Not that journalists lacked the ammunition for such entertaining headings. Google, Facebook, the ACCC, and the government have engaged in remarkably open, hard-line debate. Even if arguably not impartial, negative coverage of some of their actions has certainly had evidence to support it.

Yet, it must be asked: what does this tell us about the media’s ability to maintain balance with this piece of legislation? When a piece of public policy directly impacts the voice tasked with informing the public about that policy – is there a need to find alternatives?

As one possibility, could the many entities that have evaluated the Code take on a quasi-reporting position?
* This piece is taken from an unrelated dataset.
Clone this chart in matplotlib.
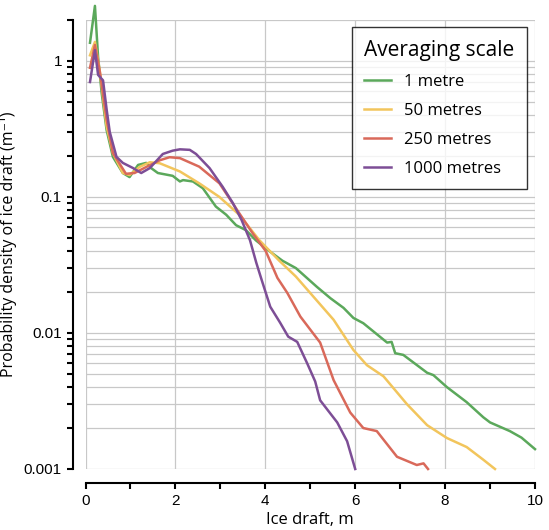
import matplotlib
matplotlib.use("Agg")
import matplotlib.pyplot as plt
from matplotlib.ticker import LogLocator, FixedLocator, NullFormatter

# Ice draft (m) and probability density (1/m)
x_1m = [0.10, 0.21, 0.28, 0.36, 0.47, 0.61, 0.83, 0.98, 1.17, 1.35, 1.46, 1.61, 1.94,
        2.10, 2.17, 2.39, 2.61, 2.90, 3.13, 3.35, 3.57, 3.79, 4.09, 4.38, 4.68, 5.15,
        5.45, 5.74, 5.96, 6.18, 6.71, 6.81, 6.89, 7.07, 7.60, 7.74, 8.04, 8.48, 8.85,
        9.00, 9.44, 9.70, 10.0]
y_1m = [1.36, 2.54, 1.07, 0.58, 0.31, 0.197, 0.15, 0.14, 0.172, 0.178, 0.163, 0.15,
        0.143, 0.130, 0.133, 0.130, 0.116, 0.085, 0.074, 0.062, 0.057, 0.048, 0.040,
        0.034, 0.030, 0.0218, 0.018, 0.0153, 0.0129, 0.0118, 0.0085, 0.0086, 0.0071,
        0.0069, 0.0051, 0.0049, 0.0040, 0.0031, 0.0024, 0.0022, 0.0019, 0.0017, 0.0014]

x_50m = [0.10, 0.21, 0.32, 0.47, 0.61, 0.83, 0.98, 1.20, 1.43, 1.65, 2.10, 2.53, 2.98,
         3.42, 3.87, 4.31, 4.68, 5.07, 5.52, 5.96, 6.26, 6.63, 7.15, 7.60, 8.04, 8.48,
         8.85, 9.11]
y_50m = [1.10, 1.38, 0.83, 0.33, 0.21, 0.15, 0.145, 0.166, 0.18, 0.177, 0.154, 0.126,
         0.10, 0.074, 0.048, 0.034, 0.026, 0.0185, 0.0125, 0.0075, 0.0058, 0.0048,
         0.0030, 0.0021, 0.00169, 0.00145, 0.00117, 0.001]

x_250m = [0.10, 0.21, 0.32, 0.47, 0.61, 0.90, 1.09, 1.35, 1.65, 1.87, 2.10, 2.53, 2.98,
          3.42, 3.72, 4.01, 4.27, 4.49, 4.78, 5.22, 5.52, 5.89, 6.18, 6.48, 6.93, 7.37,
          7.52, 7.62]
y_250m = [0.89, 1.31, 0.83, 0.37, 0.21, 0.148, 0.15, 0.166, 0.186, 0.196, 0.193, 0.167,
          0.126, 0.076, 0.054, 0.040, 0.0254, 0.0197, 0.0132, 0.0085, 0.0045, 0.0026,
          0.0020, 0.0019, 0.00123, 0.00107, 0.0011, 0.001]

x_1000m = [0.10, 0.21, 0.28, 0.39, 0.47, 0.54, 0.69, 0.83, 1.06, 1.24, 1.43, 1.72, 1.94,
           2.10, 2.32, 2.46, 2.76, 3.05, 3.28, 3.47, 3.66, 3.80, 3.92, 4.11, 4.33, 4.51,
           4.71, 4.93, 5.11, 5.22, 5.60, 5.82, 6.00]
y_1000m = [0.70, 1.20, 0.79, 0.72, 0.44, 0.30, 0.197, 0.178, 0.163, 0.15, 0.163, 0.207,
           0.219, 0.224, 0.222, 0.207, 0.163, 0.119, 0.090, 0.068, 0.048, 0.0328, 0.0245,
           0.0156, 0.0119, 0.0094, 0.0086, 0.0060, 0.0044, 0.0032, 0.0022, 0.0016, 0.001]

series = [
    ("1 metre", x_1m, y_1m, "#5ba85b"),
    ("50 metres", x_50m, y_50m, "#f2c55c"),
    ("250 metres", x_250m, y_250m, "#d9695a"),
    ("1000 metres", x_1000m, y_1000m, "#7d4e96"),
]

plt.rcParams['font.family'] = ['Open Sans', 'DejaVu Sans']

fig = plt.figure(figsize=(5.49, 5.30), dpi=100)
ax = fig.add_axes([85.5 / 549, 1 - 469 / 530, 449.5 / 549, 449 / 530])

for name, xs, ys, col in series:
    ax.plot(xs, ys, color=col, lw=1.8, label=name, clip_on=False, zorder=3)

ax.set_yscale("log")
ax.set_xlim(0, 10)
ax.set_ylim(0.001, 2)

ax.xaxis.set_major_locator(FixedLocator([0, 2, 4, 6, 8, 10]))
ax.xaxis.set_minor_locator(FixedLocator([1, 3, 5, 7, 9]))
ax.yaxis.set_major_locator(FixedLocator([0.001, 0.01, 0.1, 1]))
ax.yaxis.set_minor_locator(LogLocator(base=10, subs=range(2, 10)))
ax.yaxis.set_minor_formatter(NullFormatter())
ax.set_yticklabels(["0.001", "0.01", "0.1", "1"])

ax.grid(True, which="major", axis="x", color="#c8c8c8", lw=0.9)
ax.grid(True, which="both", axis="y", color="#c8c8c8", lw=0.9)
ax.set_axisbelow(True)

for s in ["top", "right"]:
    ax.spines[s].set_visible(False)
ax.spines["left"].set_position(("outward", 9))
ax.spines["bottom"].set_position(("outward", 10))
ax.spines["left"].set_linewidth(1.5)
ax.spines["bottom"].set_linewidth(1.5)

ax.tick_params(which="both", direction="out", length=4, width=1.5,
               labelsize=11, pad=4)
for lab in ax.get_xticklabels() + ax.get_yticklabels():
    lab.set_fontfamily("Liberation Sans")

ax.set_xlabel("Ice draft, m", fontsize=12, labelpad=3)
ax.set_ylabel("Probability density of ice draft (m⁻¹)", fontsize=11.5, labelpad=5)

leg = ax.legend(title="Averaging scale", loc="upper right",
                bbox_to_anchor=(0.982, 0.984), borderaxespad=0, fontsize=12,
                title_fontsize=15, frameon=True, fancybox=False,
                handlelength=1.6, handletextpad=0.8, labelspacing=0.78,
                borderpad=0.75, alignment="left")
leg.get_frame().set_edgecolor("black")
leg.get_frame().set_linewidth(1.0)

fig.savefig("out.png", dpi=100)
The ACCC itself, many ministers in the second reading debate, over 50 bill submission writers, the Senate Standing Committee for the Scrutiny of Bills, and the Senate Economics Legislation Committee have all critiqued and contributed significantly to the Code’s development.

Still, they all tend to rely on the media to convey their thoughts to the public. Were there a more direct channel to this discourse, could policy critiques be presented to the public in a more balanced way?

Alternatively, when a policy topic like the Code directly impacts how much profit a media organisation can make, could reporting on it by non-profit media sources be prioritised?

There are many questions and possible solutions to contemplate, but one thing is clear: this Code’s journey and the Australian media’s time in the spotlight is not over yet. So no matter how things evolve from here, policymakers and evaluators must keep in mind how important it is to inform the public in that fair, balanced way journalism stands for.